Omit every picture and return the rest of the data unaltered.

** start **

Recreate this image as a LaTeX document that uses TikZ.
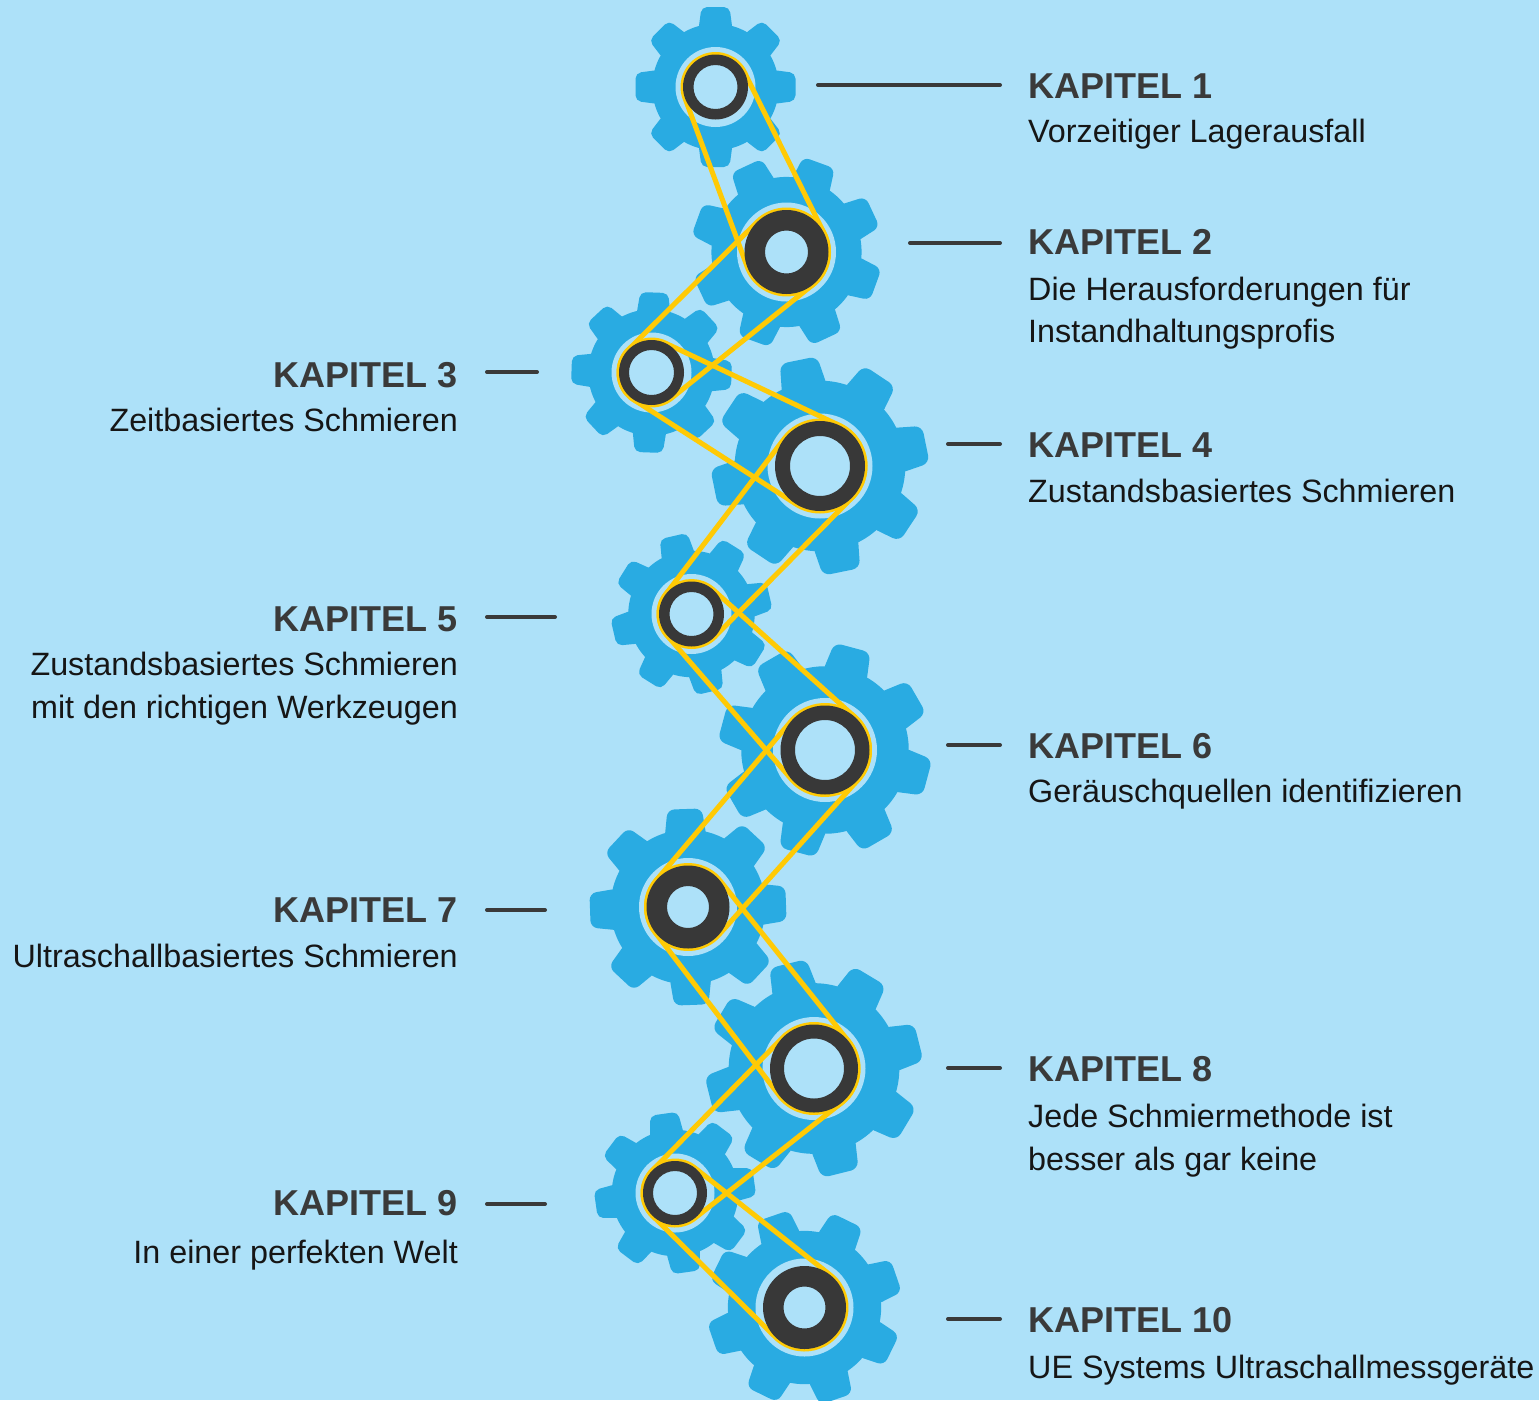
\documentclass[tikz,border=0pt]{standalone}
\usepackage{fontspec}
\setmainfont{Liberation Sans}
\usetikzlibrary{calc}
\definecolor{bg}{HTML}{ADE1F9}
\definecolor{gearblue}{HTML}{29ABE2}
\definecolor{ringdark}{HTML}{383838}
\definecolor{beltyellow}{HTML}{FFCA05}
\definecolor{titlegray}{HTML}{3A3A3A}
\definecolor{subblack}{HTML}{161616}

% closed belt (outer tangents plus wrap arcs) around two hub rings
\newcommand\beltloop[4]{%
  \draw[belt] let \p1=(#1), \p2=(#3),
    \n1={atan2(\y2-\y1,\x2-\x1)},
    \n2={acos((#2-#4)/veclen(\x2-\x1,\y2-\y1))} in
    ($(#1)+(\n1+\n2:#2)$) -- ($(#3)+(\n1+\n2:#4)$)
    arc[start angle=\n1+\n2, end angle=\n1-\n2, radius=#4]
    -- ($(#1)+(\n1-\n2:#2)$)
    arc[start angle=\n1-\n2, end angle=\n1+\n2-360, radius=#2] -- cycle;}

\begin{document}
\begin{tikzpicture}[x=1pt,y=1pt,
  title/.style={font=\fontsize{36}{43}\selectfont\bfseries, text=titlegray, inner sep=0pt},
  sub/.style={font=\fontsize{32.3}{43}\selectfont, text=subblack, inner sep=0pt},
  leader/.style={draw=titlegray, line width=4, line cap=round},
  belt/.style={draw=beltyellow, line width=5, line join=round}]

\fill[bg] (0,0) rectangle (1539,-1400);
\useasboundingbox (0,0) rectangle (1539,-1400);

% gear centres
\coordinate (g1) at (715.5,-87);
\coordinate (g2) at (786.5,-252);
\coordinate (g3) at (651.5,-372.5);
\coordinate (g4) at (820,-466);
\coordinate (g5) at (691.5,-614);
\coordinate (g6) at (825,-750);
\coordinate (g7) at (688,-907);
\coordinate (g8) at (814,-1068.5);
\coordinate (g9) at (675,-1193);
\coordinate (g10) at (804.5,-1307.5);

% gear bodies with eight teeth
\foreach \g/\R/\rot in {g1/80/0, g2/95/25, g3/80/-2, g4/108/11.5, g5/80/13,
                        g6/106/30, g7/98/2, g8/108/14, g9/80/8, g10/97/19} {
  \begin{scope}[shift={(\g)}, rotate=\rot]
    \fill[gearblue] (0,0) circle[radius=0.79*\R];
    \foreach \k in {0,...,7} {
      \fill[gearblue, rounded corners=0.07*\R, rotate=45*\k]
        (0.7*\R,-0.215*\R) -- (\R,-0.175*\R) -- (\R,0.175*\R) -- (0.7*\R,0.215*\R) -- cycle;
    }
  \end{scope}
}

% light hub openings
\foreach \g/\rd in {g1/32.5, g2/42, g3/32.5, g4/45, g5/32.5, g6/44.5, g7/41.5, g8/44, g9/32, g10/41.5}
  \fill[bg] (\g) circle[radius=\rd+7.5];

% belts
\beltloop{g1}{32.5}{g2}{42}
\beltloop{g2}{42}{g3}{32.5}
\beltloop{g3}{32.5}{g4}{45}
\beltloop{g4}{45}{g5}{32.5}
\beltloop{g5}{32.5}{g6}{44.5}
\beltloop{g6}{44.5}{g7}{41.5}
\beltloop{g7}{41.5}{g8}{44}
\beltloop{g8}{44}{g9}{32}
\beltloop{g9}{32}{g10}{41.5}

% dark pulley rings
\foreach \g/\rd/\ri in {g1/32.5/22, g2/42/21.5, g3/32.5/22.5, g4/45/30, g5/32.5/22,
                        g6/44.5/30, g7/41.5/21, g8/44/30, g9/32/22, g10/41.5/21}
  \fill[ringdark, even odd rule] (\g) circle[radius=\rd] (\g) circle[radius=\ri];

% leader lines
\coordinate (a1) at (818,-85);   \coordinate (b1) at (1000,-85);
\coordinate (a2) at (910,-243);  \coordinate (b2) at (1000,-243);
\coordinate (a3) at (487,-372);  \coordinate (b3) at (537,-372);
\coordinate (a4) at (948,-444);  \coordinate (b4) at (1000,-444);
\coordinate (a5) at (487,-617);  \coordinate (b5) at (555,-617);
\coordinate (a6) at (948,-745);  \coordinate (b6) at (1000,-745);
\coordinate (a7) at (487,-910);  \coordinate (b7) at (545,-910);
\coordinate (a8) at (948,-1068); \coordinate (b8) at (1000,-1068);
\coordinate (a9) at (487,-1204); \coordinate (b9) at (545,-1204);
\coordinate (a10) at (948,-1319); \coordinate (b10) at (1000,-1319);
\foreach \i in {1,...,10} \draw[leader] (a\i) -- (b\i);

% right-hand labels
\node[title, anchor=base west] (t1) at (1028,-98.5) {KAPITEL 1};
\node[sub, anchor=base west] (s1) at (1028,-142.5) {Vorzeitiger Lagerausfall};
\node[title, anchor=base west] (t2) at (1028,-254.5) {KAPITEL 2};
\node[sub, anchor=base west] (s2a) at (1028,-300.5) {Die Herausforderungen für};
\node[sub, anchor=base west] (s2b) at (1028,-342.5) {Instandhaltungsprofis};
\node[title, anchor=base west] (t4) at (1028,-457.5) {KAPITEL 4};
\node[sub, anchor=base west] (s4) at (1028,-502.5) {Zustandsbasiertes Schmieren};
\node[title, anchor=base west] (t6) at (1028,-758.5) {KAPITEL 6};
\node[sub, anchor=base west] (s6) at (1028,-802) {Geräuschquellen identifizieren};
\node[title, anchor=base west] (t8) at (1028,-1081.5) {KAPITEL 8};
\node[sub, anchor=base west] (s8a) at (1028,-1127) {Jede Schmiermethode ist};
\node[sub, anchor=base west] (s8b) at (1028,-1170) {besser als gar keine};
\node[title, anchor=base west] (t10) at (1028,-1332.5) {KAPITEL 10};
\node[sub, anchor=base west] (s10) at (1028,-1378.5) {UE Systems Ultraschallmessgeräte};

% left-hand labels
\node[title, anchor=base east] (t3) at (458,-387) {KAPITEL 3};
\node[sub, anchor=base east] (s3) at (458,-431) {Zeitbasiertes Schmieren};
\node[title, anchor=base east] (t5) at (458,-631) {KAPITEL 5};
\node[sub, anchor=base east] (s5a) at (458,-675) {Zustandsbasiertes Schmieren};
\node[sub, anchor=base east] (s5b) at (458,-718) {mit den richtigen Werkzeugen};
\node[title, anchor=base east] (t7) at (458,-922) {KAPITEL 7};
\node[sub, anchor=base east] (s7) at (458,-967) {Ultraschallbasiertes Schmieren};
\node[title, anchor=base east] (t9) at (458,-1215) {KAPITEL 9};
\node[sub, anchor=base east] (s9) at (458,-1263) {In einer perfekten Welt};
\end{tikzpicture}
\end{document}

** end **

__Answer for this exercise__:
Recreate this image as a LaTeX document that uses TikZ.
\documentclass[tikz,border=0pt]{standalone}
\usepackage{fontspec}
\setmainfont{Liberation Sans}
\usetikzlibrary{calc}
\definecolor{bg}{HTML}{ADE1F9}
\definecolor{gearblue}{HTML}{29ABE2}
\definecolor{ringdark}{HTML}{383838}
\definecolor{beltyellow}{HTML}{FFCA05}
\definecolor{titlegray}{HTML}{3A3A3A}
\definecolor{subblack}{HTML}{161616}

% closed belt (outer tangents plus wrap arcs) around two hub rings
\newcommand\beltloop[4]{%
  \draw[belt] let \p1=(#1), \p2=(#3),
    \n1={atan2(\y2-\y1,\x2-\x1)},
    \n2={acos((#2-#4)/veclen(\x2-\x1,\y2-\y1))} in
    ($(#1)+(\n1+\n2:#2)$) -- ($(#3)+(\n1+\n2:#4)$)
    arc[start angle=\n1+\n2, end angle=\n1-\n2, radius=#4]
    -- ($(#1)+(\n1-\n2:#2)$)
    arc[start angle=\n1-\n2, end angle=\n1+\n2-360, radius=#2] -- cycle;}

\begin{document}
\begin{tikzpicture}[x=1pt,y=1pt,
  title/.style={font=\fontsize{36}{43}\selectfont\bfseries, text=titlegray, inner sep=0pt},
  sub/.style={font=\fontsize{32.3}{43}\selectfont, text=subblack, inner sep=0pt},
  leader/.style={draw=titlegray, line width=4, line cap=round},
  belt/.style={draw=beltyellow, line width=5, line join=round}]

\fill[bg] (0,0) rectangle (1539,-1400);
\useasboundingbox (0,0) rectangle (1539,-1400);

% gear centres
\coordinate (g1) at (715.5,-87);
\coordinate (g2) at (786.5,-252);
\coordinate (g3) at (651.5,-372.5);
\coordinate (g4) at (820,-466);
\coordinate (g5) at (691.5,-614);
\coordinate (g6) at (825,-750);
\coordinate (g7) at (688,-907);
\coordinate (g8) at (814,-1068.5);
\coordinate (g9) at (675,-1193);
\coordinate (g10) at (804.5,-1307.5);

% gear bodies with eight teeth
\foreach \g/\R/\rot in {g1/80/0, g2/95/25, g3/80/-2, g4/108/11.5, g5/80/13,
                        g6/106/30, g7/98/2, g8/108/14, g9/80/8, g10/97/19} {
  \begin{scope}[shift={(\g)}, rotate=\rot]
    \fill[gearblue] (0,0) circle[radius=0.79*\R];
    \foreach \k in {0,...,7} {
      \fill[gearblue, rounded corners=0.07*\R, rotate=45*\k]
        (0.7*\R,-0.215*\R) -- (\R,-0.175*\R) -- (\R,0.175*\R) -- (0.7*\R,0.215*\R) -- cycle;
    }
  \end{scope}
}

% light hub openings
\foreach \g/\rd in {g1/32.5, g2/42, g3/32.5, g4/45, g5/32.5, g6/44.5, g7/41.5, g8/44, g9/32, g10/41.5}
  \fill[bg] (\g) circle[radius=\rd+7.5];

% belts
\beltloop{g1}{32.5}{g2}{42}
\beltloop{g2}{42}{g3}{32.5}
\beltloop{g3}{32.5}{g4}{45}
\beltloop{g4}{45}{g5}{32.5}
\beltloop{g5}{32.5}{g6}{44.5}
\beltloop{g6}{44.5}{g7}{41.5}
\beltloop{g7}{41.5}{g8}{44}
\beltloop{g8}{44}{g9}{32}
\beltloop{g9}{32}{g10}{41.5}

% dark pulley rings
\foreach \g/\rd/\ri in {g1/32.5/22, g2/42/21.5, g3/32.5/22.5, g4/45/30, g5/32.5/22,
                        g6/44.5/30, g7/41.5/21, g8/44/30, g9/32/22, g10/41.5/21}
  \fill[ringdark, even odd rule] (\g) circle[radius=\rd] (\g) circle[radius=\ri];

% leader lines
\coordinate (a1) at (818,-85);   \coordinate (b1) at (1000,-85);
\coordinate (a2) at (910,-243);  \coordinate (b2) at (1000,-243);
\coordinate (a3) at (487,-372);  \coordinate (b3) at (537,-372);
\coordinate (a4) at (948,-444);  \coordinate (b4) at (1000,-444);
\coordinate (a5) at (487,-617);  \coordinate (b5) at (555,-617);
\coordinate (a6) at (948,-745);  \coordinate (b6) at (1000,-745);
\coordinate (a7) at (487,-910);  \coordinate (b7) at (545,-910);
\coordinate (a8) at (948,-1068); \coordinate (b8) at (1000,-1068);
\coordinate (a9) at (487,-1204); \coordinate (b9) at (545,-1204);
\coordinate (a10) at (948,-1319); \coordinate (b10) at (1000,-1319);
\foreach \i in {1,...,10} \draw[leader] (a\i) -- (b\i);

% right-hand labels
\node[title, anchor=base west] (t1) at (1028,-98.5) {KAPITEL 1};
\node[sub, anchor=base west] (s1) at (1028,-142.5) {Vorzeitiger Lagerausfall};
\node[title, anchor=base west] (t2) at (1028,-254.5) {KAPITEL 2};
\node[sub, anchor=base west] (s2a) at (1028,-300.5) {Die Herausforderungen für};
\node[sub, anchor=base west] (s2b) at (1028,-342.5) {Instandhaltungsprofis};
\node[title, anchor=base west] (t4) at (1028,-457.5) {KAPITEL 4};
\node[sub, anchor=base west] (s4) at (1028,-502.5) {Zustandsbasiertes Schmieren};
\node[title, anchor=base west] (t6) at (1028,-758.5) {KAPITEL 6};
\node[sub, anchor=base west] (s6) at (1028,-802) {Geräuschquellen identifizieren};
\node[title, anchor=base west] (t8) at (1028,-1081.5) {KAPITEL 8};
\node[sub, anchor=base west] (s8a) at (1028,-1127) {Jede Schmiermethode ist};
\node[sub, anchor=base west] (s8b) at (1028,-1170) {besser als gar keine};
\node[title, anchor=base west] (t10) at (1028,-1332.5) {KAPITEL 10};
\node[sub, anchor=base west] (s10) at (1028,-1378.5) {UE Systems Ultraschallmessgeräte};

% left-hand labels
\node[title, anchor=base east] (t3) at (458,-387) {KAPITEL 3};
\node[sub, anchor=base east] (s3) at (458,-431) {Zeitbasiertes Schmieren};
\node[title, anchor=base east] (t5) at (458,-631) {KAPITEL 5};
\node[sub, anchor=base east] (s5a) at (458,-675) {Zustandsbasiertes Schmieren};
\node[sub, anchor=base east] (s5b) at (458,-718) {mit den richtigen Werkzeugen};
\node[title, anchor=base east] (t7) at (458,-922) {KAPITEL 7};
\node[sub, anchor=base east] (s7) at (458,-967) {Ultraschallbasiertes Schmieren};
\node[title, anchor=base east] (t9) at (458,-1215) {KAPITEL 9};
\node[sub, anchor=base east] (s9) at (458,-1263) {In einer perfekten Welt};
\end{tikzpicture}
\end{document}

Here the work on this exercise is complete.